Reply with one number: the count of lines in the listing that contain the string "Convert".

-- Start EXTRACTED ENTRIES --

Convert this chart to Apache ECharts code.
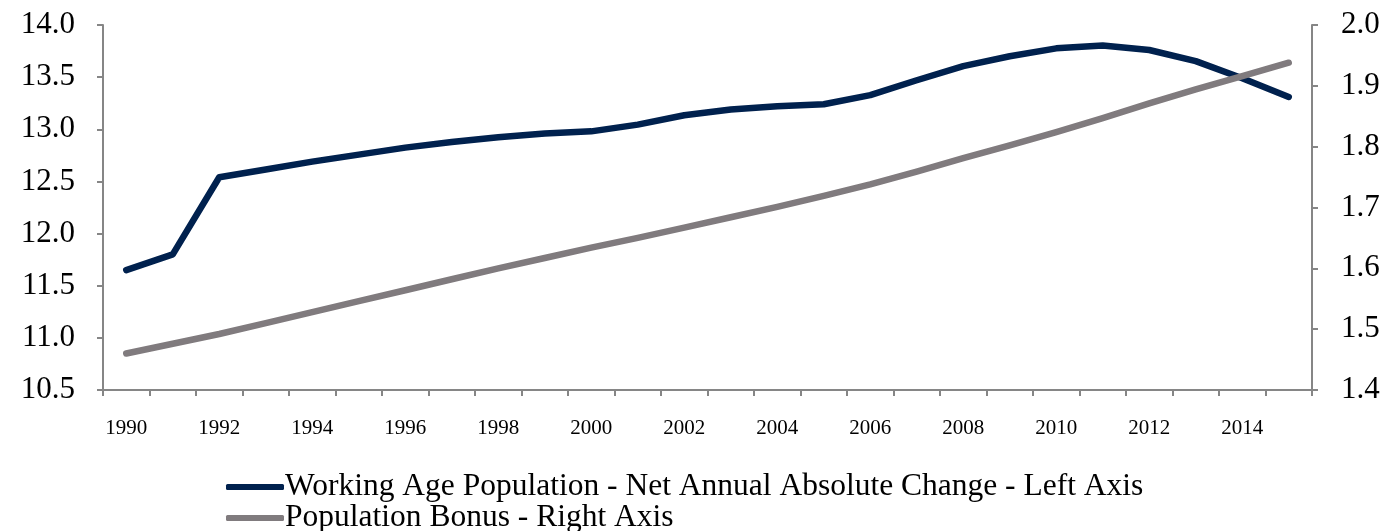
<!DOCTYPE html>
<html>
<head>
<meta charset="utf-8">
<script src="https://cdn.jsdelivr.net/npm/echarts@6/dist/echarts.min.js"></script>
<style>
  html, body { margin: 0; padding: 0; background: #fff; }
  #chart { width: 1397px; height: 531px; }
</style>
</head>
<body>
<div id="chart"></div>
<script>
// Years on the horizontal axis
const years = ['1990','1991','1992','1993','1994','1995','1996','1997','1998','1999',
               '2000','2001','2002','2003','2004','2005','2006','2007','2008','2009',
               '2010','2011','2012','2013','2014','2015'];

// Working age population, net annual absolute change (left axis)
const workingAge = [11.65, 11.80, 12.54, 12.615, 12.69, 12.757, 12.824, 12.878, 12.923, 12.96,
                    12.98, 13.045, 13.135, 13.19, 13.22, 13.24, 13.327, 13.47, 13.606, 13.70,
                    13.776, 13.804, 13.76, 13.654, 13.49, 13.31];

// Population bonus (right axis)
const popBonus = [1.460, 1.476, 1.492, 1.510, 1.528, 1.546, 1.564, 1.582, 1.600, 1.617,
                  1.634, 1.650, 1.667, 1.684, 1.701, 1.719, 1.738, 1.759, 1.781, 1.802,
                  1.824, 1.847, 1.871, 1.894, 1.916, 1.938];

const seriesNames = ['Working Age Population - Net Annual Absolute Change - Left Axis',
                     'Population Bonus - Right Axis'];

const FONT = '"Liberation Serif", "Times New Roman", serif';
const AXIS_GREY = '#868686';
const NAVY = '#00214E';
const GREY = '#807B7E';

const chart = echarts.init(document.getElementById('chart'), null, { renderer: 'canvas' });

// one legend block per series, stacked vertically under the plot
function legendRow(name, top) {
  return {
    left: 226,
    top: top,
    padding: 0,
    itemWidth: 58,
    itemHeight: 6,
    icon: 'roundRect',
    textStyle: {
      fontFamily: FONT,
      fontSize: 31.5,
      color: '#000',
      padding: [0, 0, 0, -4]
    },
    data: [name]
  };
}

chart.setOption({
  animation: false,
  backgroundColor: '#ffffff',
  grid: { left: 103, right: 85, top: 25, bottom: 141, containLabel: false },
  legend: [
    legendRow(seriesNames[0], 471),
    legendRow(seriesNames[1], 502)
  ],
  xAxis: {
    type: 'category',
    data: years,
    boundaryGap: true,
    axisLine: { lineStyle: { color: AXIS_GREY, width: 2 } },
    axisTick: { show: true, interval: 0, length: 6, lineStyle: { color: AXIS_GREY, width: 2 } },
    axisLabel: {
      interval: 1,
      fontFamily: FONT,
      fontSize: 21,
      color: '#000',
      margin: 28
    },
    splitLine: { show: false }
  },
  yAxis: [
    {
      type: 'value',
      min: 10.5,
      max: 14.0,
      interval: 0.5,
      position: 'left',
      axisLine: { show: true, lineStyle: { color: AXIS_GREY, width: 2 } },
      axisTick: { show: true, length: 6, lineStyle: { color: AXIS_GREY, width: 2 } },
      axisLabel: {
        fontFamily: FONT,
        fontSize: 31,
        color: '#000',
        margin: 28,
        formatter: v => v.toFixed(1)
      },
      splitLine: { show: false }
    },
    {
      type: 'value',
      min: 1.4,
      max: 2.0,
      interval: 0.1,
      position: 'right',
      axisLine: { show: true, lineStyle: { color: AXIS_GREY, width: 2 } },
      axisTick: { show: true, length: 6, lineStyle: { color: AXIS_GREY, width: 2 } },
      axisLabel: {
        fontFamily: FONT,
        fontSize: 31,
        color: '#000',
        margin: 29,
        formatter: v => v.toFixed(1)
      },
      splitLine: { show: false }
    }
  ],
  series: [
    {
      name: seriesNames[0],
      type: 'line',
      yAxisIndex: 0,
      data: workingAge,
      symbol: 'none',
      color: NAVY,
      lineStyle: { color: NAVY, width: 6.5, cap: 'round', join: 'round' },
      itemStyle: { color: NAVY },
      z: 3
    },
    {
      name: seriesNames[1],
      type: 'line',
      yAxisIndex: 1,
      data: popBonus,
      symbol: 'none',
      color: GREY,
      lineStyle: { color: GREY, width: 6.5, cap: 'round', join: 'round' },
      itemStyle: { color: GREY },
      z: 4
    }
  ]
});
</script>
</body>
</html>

-- End EXTRACTED ENTRIES --
-- Start EXTRACTED ENTRIES --

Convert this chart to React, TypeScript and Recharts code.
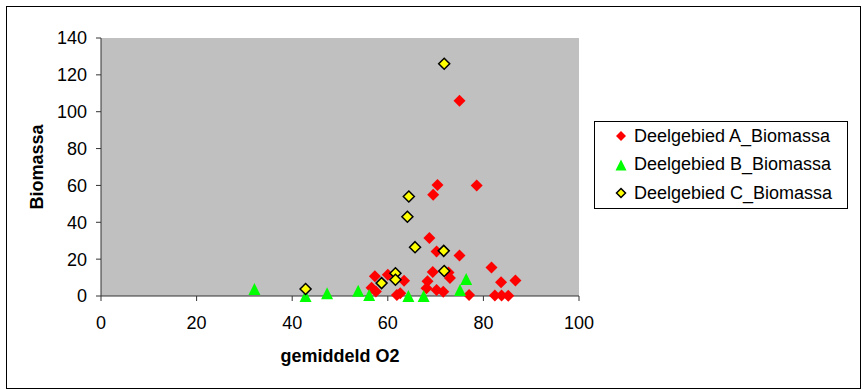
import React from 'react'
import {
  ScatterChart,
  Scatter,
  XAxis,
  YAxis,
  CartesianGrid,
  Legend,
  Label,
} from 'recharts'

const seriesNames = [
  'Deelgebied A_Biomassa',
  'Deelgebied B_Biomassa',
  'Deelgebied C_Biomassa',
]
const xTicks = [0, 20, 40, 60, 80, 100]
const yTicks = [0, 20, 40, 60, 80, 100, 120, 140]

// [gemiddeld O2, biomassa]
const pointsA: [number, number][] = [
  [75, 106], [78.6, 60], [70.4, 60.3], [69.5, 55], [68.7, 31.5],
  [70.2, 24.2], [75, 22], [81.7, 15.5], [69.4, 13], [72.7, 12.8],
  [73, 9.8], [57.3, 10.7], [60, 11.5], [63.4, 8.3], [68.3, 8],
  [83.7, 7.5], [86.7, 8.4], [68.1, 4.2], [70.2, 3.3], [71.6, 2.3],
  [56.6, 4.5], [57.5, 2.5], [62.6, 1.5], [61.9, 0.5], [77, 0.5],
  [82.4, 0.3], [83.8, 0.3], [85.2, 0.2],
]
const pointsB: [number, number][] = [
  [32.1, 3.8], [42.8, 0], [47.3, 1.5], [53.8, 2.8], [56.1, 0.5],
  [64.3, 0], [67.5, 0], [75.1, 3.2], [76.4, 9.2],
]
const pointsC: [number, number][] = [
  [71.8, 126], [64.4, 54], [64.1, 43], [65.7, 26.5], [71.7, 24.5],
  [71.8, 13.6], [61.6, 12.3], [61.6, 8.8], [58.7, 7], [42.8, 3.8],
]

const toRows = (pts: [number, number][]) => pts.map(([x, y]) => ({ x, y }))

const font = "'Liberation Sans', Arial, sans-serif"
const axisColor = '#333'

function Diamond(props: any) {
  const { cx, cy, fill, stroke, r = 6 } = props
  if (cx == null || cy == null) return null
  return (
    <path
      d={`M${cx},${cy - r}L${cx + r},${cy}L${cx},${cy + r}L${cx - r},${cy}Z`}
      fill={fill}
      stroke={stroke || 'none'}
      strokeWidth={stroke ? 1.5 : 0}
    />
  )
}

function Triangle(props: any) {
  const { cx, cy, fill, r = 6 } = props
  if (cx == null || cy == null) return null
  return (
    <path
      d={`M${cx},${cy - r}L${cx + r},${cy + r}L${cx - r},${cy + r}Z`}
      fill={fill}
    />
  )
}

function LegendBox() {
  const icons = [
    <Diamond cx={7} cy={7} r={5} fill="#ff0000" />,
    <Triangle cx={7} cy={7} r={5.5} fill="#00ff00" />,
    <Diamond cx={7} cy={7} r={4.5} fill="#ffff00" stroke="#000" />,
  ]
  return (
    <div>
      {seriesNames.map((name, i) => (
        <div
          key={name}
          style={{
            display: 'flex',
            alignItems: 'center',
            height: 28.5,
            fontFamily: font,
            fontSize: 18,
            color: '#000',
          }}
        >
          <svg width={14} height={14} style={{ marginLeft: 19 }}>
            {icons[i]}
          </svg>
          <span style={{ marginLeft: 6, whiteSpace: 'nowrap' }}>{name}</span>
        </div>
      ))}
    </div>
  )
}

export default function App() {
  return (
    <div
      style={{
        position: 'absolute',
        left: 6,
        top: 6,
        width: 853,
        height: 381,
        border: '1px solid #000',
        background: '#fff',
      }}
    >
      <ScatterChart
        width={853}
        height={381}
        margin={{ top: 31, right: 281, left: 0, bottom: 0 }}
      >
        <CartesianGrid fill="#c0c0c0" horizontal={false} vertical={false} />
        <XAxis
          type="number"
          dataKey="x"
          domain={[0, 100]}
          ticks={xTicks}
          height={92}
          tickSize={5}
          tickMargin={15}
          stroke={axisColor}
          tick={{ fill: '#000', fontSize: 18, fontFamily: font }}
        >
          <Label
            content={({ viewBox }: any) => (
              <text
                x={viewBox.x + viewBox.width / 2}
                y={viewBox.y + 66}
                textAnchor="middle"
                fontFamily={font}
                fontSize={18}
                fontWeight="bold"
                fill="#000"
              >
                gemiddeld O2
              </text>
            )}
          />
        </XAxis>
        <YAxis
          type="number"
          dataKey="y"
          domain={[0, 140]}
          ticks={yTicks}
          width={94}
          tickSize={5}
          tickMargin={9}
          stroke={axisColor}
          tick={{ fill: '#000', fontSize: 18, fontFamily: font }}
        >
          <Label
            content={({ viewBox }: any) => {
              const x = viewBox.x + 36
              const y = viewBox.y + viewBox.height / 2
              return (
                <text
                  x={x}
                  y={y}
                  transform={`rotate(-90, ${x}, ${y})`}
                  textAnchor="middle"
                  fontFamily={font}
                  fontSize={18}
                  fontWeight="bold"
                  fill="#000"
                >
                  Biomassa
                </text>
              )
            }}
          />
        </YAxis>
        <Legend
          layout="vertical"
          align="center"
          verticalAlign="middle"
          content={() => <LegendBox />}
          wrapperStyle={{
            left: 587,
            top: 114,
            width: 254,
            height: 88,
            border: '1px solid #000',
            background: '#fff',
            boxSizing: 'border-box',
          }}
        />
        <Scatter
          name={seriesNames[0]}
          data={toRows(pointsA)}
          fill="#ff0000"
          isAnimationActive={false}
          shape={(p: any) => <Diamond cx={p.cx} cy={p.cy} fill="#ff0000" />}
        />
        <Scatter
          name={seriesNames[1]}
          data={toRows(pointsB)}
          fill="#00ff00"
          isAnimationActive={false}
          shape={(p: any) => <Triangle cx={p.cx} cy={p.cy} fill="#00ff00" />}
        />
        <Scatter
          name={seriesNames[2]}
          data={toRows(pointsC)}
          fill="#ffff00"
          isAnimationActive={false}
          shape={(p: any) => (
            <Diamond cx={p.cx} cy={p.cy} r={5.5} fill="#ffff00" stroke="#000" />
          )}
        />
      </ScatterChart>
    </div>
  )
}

-- End EXTRACTED ENTRIES --
-- Start EXTRACTED ENTRIES --

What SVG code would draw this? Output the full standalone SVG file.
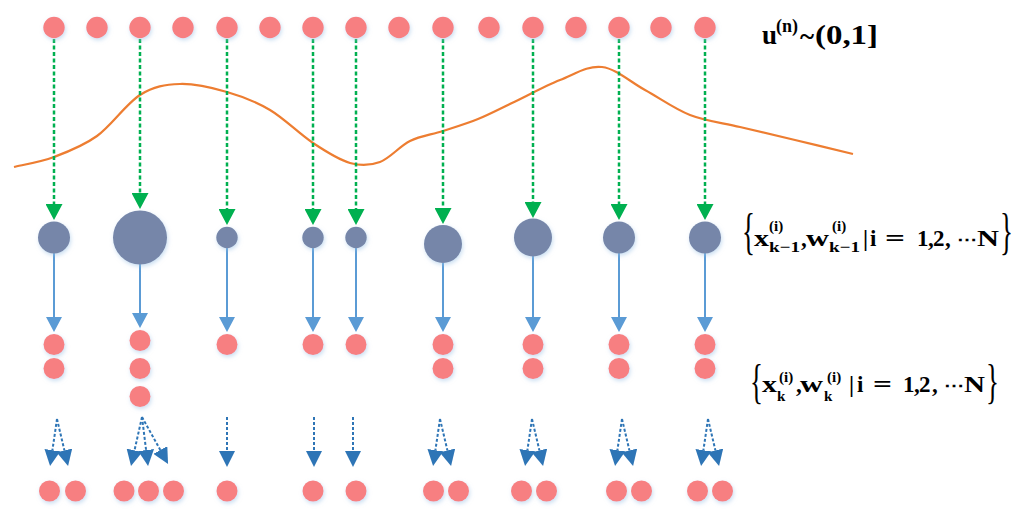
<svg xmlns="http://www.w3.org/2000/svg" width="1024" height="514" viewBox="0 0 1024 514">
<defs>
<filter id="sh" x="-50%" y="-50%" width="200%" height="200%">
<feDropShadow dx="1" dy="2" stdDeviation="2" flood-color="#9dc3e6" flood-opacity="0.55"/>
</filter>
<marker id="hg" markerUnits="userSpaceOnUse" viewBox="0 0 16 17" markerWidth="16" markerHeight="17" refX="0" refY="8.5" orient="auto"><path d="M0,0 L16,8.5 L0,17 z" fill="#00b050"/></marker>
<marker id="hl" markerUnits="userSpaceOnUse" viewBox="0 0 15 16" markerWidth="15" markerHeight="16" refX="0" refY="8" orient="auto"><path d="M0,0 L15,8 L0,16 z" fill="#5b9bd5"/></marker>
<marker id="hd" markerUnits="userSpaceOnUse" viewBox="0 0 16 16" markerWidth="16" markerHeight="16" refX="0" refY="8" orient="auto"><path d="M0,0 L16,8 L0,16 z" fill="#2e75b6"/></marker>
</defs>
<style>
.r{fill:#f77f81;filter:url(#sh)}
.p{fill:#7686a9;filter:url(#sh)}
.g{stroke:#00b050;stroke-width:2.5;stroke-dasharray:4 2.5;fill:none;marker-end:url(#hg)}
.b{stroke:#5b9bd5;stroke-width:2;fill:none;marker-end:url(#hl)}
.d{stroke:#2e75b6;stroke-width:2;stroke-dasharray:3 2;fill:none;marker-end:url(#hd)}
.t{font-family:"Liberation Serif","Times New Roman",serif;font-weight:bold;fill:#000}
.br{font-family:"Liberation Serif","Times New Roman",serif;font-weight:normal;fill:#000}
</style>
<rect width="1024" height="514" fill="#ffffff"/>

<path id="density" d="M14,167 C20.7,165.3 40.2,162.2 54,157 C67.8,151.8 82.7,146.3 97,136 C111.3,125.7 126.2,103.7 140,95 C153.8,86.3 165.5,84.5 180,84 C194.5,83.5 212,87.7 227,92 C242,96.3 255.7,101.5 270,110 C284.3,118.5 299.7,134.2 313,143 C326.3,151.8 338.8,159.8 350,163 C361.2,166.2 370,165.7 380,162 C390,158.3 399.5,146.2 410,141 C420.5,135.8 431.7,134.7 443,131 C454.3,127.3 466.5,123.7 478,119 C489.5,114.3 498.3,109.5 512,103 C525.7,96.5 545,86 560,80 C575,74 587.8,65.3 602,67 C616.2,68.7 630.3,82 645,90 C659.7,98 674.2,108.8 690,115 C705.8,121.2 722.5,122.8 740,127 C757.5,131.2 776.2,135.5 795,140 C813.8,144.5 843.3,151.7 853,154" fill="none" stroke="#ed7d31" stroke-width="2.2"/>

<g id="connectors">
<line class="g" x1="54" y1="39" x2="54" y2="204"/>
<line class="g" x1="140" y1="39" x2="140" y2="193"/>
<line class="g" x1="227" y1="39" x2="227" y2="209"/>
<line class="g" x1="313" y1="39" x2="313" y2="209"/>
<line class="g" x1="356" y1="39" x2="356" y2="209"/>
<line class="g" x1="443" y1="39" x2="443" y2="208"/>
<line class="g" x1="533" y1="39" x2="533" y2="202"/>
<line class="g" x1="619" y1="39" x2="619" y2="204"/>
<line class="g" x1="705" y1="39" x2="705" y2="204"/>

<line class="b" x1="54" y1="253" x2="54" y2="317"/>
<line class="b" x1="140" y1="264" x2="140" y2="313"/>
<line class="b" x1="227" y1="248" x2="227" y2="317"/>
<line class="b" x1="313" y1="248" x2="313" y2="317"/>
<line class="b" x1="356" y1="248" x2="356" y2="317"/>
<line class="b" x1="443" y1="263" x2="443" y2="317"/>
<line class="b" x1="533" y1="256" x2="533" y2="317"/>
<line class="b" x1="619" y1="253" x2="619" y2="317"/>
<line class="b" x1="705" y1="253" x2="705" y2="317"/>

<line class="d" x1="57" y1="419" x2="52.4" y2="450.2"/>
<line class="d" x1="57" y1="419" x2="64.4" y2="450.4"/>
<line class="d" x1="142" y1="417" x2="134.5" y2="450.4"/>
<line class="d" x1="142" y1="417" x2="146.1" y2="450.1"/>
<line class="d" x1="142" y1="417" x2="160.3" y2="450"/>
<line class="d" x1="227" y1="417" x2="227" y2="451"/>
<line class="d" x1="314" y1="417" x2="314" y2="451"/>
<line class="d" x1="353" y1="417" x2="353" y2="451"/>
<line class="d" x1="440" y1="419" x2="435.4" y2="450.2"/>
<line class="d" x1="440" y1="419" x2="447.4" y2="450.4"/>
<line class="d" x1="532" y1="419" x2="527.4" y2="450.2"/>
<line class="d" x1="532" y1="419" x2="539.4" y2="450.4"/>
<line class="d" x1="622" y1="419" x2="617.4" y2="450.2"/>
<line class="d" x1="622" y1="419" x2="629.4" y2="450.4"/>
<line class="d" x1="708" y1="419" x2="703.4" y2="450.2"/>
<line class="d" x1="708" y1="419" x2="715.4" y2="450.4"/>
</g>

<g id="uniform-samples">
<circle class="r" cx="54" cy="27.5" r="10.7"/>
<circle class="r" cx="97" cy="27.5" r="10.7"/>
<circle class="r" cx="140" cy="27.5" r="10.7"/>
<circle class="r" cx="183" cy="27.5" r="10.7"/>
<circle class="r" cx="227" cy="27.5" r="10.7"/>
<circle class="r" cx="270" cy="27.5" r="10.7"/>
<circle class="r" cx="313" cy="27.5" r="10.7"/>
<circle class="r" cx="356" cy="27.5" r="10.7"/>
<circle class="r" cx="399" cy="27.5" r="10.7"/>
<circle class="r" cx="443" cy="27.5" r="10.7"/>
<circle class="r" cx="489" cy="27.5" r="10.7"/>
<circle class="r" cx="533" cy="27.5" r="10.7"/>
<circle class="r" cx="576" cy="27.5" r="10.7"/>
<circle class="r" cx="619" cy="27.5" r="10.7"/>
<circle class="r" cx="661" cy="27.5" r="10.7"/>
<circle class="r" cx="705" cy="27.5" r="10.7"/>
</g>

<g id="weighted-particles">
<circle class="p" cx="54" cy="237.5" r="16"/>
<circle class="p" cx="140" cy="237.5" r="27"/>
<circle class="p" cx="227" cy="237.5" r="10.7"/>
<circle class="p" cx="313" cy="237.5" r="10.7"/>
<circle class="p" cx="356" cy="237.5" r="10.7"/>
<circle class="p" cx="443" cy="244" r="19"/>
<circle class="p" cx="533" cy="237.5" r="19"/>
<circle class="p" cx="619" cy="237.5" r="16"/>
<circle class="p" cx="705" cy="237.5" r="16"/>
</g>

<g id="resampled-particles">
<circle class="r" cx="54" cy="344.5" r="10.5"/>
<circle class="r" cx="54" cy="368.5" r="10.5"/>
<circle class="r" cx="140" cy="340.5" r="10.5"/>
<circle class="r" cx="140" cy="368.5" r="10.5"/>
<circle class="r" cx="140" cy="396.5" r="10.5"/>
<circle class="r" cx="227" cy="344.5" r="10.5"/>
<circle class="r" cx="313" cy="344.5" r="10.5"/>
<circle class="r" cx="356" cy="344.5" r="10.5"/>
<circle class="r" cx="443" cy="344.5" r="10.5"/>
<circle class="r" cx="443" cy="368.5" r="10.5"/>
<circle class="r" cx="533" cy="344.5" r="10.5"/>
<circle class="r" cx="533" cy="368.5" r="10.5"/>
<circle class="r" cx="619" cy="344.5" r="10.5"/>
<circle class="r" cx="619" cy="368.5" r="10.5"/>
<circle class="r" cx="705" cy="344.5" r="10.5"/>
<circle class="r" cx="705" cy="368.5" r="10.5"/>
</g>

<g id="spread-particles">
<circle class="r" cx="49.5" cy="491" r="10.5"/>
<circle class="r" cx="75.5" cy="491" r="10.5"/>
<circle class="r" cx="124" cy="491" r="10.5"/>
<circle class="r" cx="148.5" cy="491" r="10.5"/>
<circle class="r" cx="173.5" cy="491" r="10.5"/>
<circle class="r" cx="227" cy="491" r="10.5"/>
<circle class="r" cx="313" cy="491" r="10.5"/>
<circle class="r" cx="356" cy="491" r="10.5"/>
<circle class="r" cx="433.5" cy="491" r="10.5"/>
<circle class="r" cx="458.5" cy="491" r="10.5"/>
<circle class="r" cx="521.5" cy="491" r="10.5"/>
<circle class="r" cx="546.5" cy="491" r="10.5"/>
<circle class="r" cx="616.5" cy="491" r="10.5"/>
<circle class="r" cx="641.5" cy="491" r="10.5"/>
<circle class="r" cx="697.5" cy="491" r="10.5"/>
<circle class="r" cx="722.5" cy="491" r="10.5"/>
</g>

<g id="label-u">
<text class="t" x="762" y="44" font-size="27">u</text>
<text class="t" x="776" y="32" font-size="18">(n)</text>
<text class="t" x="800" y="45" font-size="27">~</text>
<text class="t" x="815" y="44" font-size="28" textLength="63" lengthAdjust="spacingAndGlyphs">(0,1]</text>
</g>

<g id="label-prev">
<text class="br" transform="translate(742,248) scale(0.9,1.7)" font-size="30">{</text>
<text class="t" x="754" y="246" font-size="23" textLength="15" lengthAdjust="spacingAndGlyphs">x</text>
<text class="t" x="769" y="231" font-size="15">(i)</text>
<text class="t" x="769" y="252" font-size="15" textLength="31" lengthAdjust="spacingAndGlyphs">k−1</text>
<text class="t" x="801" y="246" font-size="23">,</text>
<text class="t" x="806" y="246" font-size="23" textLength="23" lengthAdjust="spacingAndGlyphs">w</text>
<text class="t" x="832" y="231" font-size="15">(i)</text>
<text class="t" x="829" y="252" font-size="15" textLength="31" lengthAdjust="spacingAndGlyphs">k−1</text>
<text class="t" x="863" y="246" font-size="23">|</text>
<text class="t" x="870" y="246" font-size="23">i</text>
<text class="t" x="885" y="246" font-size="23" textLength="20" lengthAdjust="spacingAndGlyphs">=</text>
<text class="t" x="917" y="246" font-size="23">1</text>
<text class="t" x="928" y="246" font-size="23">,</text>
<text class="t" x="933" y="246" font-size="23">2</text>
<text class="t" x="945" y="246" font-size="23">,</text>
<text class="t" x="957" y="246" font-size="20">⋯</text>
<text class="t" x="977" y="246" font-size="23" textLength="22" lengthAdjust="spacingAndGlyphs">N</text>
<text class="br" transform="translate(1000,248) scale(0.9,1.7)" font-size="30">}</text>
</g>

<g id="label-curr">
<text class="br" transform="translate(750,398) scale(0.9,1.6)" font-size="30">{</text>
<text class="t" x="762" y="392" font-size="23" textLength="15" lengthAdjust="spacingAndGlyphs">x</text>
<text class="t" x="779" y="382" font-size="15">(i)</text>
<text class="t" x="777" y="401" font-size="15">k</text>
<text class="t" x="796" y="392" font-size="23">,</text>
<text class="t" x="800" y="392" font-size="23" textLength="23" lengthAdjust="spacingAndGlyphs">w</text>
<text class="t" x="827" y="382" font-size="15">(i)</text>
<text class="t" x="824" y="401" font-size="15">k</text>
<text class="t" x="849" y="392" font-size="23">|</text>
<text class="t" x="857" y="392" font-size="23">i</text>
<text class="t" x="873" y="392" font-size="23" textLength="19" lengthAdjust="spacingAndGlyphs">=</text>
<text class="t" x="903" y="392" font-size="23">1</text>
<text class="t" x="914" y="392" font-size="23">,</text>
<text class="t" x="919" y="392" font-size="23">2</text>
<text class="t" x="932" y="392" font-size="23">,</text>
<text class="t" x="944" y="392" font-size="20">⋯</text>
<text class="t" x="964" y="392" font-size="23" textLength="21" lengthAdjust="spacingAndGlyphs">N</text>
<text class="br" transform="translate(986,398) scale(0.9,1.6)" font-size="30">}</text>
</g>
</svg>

-- End EXTRACTED ENTRIES --

▶ [EXPECTED ANSWER]:
2